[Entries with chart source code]
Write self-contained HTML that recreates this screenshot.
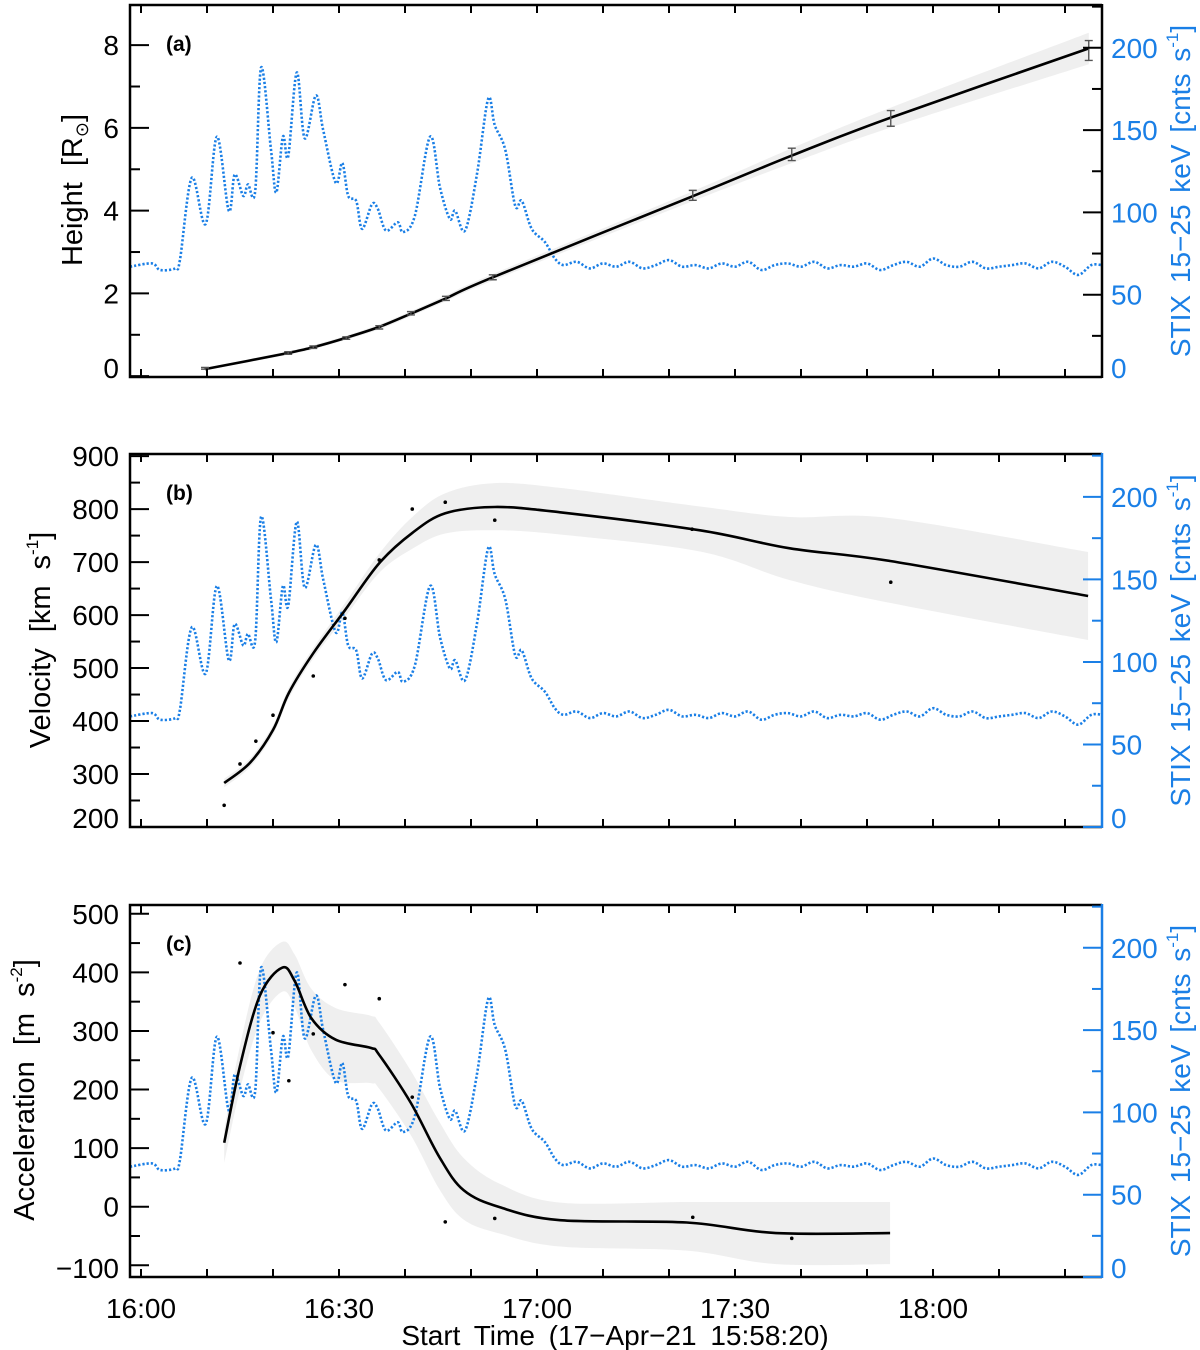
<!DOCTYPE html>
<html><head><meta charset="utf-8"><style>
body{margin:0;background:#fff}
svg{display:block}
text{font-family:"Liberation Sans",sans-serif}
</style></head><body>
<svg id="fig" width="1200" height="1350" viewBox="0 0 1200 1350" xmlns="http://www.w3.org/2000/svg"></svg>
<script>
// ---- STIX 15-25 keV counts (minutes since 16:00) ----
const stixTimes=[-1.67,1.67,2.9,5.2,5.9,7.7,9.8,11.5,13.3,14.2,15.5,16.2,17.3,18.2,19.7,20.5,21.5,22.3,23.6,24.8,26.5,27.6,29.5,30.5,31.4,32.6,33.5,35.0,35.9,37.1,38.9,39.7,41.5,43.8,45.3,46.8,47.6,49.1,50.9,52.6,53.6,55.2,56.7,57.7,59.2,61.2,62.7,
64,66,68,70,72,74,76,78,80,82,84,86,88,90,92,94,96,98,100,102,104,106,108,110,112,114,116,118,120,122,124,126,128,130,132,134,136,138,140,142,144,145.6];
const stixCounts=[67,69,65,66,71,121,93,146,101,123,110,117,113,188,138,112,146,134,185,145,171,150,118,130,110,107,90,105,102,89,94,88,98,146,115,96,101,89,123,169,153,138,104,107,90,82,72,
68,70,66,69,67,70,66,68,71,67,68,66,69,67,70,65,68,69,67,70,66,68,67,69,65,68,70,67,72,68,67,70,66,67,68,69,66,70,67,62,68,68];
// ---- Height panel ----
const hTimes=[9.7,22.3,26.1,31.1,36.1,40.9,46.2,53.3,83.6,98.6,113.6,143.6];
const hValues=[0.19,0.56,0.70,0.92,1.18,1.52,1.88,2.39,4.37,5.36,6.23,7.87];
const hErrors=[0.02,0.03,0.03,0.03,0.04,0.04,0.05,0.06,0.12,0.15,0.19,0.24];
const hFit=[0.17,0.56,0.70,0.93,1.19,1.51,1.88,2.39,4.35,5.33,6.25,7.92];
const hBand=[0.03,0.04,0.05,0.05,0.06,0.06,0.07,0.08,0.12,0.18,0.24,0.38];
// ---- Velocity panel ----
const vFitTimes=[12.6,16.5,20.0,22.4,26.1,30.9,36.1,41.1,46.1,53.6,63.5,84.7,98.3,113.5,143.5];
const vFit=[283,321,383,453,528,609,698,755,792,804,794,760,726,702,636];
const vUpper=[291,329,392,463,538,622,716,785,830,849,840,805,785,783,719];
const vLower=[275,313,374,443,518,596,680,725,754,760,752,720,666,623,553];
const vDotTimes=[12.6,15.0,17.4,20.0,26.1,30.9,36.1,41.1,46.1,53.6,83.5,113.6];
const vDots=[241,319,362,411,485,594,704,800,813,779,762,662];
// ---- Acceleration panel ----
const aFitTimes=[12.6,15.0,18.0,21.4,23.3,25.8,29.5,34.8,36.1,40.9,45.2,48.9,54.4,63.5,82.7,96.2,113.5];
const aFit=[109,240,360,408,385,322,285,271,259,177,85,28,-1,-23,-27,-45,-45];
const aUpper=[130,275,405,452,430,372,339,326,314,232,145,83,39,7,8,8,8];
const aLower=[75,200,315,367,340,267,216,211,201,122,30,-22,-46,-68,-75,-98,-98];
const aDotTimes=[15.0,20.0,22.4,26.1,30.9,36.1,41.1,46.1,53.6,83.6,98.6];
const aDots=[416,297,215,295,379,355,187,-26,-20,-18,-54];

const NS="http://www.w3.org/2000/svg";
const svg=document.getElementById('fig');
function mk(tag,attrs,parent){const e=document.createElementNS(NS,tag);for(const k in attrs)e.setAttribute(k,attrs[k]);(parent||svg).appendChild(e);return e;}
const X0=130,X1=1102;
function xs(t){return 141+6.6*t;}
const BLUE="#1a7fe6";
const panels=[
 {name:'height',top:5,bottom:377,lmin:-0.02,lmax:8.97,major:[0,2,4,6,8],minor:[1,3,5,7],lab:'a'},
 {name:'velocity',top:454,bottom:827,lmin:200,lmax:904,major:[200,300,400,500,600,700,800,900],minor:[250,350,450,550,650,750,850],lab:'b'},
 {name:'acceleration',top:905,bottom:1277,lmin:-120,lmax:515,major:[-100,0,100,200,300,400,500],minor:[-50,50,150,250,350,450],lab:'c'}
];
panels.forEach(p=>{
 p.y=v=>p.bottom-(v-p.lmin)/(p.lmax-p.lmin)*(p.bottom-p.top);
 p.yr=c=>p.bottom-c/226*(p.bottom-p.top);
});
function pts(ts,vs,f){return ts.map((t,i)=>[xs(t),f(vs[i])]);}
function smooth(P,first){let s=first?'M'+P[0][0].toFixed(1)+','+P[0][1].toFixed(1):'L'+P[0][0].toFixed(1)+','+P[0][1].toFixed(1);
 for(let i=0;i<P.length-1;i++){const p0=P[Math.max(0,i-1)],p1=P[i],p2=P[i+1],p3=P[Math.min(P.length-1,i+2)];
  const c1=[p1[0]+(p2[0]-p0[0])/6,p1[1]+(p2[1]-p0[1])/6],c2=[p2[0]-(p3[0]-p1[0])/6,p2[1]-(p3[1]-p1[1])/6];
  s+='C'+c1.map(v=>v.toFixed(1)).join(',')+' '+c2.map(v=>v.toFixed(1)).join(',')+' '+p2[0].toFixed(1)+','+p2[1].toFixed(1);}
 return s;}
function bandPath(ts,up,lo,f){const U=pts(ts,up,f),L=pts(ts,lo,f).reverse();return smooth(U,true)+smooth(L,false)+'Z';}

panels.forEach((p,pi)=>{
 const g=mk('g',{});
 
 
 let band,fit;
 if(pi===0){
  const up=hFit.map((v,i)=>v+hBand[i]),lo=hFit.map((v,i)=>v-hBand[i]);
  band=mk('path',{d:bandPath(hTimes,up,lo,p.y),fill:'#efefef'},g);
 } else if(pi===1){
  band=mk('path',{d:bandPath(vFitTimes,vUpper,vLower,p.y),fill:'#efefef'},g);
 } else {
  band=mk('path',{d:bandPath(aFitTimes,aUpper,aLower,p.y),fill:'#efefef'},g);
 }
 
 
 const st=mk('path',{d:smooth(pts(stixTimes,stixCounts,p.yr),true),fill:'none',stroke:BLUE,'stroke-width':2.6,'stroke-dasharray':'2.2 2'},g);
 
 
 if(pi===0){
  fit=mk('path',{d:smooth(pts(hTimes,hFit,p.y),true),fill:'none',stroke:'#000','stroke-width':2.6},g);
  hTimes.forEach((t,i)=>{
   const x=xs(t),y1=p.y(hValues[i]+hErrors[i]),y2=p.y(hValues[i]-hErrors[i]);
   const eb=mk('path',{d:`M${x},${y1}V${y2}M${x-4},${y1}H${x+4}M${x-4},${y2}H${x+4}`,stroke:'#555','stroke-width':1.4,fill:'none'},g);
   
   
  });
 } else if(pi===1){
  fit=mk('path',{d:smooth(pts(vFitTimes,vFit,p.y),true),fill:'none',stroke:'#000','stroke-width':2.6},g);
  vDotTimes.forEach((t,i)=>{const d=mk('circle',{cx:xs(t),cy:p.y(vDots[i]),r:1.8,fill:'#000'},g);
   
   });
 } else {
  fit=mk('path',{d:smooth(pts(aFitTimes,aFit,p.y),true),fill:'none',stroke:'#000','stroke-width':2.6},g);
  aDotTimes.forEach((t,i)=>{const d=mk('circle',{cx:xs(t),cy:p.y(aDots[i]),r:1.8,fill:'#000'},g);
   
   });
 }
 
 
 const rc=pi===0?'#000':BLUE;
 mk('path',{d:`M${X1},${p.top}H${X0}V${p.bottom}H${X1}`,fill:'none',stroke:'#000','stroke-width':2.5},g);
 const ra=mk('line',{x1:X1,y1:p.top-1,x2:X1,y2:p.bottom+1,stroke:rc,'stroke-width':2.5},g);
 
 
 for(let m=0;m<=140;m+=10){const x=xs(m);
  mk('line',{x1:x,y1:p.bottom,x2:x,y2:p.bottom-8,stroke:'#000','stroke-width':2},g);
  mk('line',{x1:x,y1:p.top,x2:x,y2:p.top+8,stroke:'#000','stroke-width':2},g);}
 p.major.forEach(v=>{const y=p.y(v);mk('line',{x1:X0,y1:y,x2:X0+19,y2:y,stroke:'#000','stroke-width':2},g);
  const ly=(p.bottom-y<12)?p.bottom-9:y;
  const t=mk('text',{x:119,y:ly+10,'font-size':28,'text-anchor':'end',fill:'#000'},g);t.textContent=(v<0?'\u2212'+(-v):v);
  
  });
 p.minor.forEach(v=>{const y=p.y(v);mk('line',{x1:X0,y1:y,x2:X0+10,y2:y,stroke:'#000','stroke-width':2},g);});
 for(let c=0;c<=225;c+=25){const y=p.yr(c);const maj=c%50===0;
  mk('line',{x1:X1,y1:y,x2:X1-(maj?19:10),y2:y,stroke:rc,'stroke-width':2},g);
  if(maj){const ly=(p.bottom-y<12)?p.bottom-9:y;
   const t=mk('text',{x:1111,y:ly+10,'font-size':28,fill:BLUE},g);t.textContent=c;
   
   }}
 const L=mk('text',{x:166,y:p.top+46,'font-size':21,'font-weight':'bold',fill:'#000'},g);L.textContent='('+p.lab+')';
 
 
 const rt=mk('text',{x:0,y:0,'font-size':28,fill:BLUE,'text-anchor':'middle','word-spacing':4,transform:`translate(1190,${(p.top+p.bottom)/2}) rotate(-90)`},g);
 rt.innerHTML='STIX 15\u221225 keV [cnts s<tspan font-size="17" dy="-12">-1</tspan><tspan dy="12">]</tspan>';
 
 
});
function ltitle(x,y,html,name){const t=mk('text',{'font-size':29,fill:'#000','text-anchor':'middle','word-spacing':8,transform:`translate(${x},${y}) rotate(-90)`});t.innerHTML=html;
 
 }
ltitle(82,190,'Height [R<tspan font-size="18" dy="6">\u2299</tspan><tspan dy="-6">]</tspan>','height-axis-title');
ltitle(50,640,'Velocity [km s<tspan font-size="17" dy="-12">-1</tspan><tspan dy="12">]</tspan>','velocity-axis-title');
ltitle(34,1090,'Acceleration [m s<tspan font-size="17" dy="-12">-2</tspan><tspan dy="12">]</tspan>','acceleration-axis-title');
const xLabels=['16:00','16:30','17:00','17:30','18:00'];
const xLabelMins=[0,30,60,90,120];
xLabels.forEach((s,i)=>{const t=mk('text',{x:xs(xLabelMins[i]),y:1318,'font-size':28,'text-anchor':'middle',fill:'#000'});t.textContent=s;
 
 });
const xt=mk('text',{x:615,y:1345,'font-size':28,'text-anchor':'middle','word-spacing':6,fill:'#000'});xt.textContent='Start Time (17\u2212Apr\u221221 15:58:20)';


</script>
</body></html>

...

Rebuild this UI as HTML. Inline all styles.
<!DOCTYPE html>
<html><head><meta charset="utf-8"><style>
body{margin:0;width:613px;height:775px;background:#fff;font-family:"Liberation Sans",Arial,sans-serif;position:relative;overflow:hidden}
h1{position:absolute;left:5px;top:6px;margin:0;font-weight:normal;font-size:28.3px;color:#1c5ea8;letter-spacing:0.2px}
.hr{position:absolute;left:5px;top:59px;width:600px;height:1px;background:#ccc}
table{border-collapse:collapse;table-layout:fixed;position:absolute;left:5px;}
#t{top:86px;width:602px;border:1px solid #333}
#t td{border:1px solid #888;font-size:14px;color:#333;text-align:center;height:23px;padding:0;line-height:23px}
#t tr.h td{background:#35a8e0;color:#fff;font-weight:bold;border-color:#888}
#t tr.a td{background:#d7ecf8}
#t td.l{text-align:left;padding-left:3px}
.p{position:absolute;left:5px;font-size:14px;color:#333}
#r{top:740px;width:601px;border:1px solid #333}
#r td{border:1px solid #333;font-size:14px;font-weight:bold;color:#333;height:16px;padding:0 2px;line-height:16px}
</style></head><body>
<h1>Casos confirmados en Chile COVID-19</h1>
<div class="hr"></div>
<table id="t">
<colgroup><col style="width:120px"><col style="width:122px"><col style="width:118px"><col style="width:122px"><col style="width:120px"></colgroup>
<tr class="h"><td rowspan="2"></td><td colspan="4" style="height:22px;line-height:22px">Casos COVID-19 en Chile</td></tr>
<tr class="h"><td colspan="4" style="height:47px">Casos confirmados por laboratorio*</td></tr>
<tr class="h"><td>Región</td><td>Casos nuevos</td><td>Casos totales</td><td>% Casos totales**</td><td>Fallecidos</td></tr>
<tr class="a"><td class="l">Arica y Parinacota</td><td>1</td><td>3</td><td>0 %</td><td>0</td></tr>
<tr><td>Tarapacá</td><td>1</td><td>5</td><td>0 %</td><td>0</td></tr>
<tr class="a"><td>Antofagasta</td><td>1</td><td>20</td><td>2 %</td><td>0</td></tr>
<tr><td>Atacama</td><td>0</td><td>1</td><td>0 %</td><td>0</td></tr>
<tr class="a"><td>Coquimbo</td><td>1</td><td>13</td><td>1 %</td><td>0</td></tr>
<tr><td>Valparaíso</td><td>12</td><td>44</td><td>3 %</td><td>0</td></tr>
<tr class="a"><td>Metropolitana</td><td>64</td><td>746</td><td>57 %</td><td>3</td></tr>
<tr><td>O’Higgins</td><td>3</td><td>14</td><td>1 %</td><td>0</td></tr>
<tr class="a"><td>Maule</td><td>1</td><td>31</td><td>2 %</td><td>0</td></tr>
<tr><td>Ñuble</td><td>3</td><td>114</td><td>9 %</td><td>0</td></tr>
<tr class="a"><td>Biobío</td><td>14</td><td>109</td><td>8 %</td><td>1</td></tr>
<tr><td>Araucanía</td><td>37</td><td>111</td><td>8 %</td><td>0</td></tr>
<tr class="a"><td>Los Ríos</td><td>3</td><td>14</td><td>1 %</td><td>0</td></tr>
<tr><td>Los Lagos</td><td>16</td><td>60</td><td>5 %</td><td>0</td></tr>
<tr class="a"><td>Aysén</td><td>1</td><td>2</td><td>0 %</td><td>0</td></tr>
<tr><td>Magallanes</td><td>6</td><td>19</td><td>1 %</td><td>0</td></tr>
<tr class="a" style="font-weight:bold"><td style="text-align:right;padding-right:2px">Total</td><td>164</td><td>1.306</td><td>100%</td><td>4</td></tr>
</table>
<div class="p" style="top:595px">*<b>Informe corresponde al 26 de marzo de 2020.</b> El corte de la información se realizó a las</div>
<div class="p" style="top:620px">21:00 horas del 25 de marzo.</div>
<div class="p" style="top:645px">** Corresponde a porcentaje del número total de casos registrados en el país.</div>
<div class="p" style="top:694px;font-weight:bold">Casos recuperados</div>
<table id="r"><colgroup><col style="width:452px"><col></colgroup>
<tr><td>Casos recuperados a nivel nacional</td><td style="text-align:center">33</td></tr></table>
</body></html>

### WRITTEN EXERCISE
Tally the lines above that contain the word "this", and reply with only the number.

### RESULT
2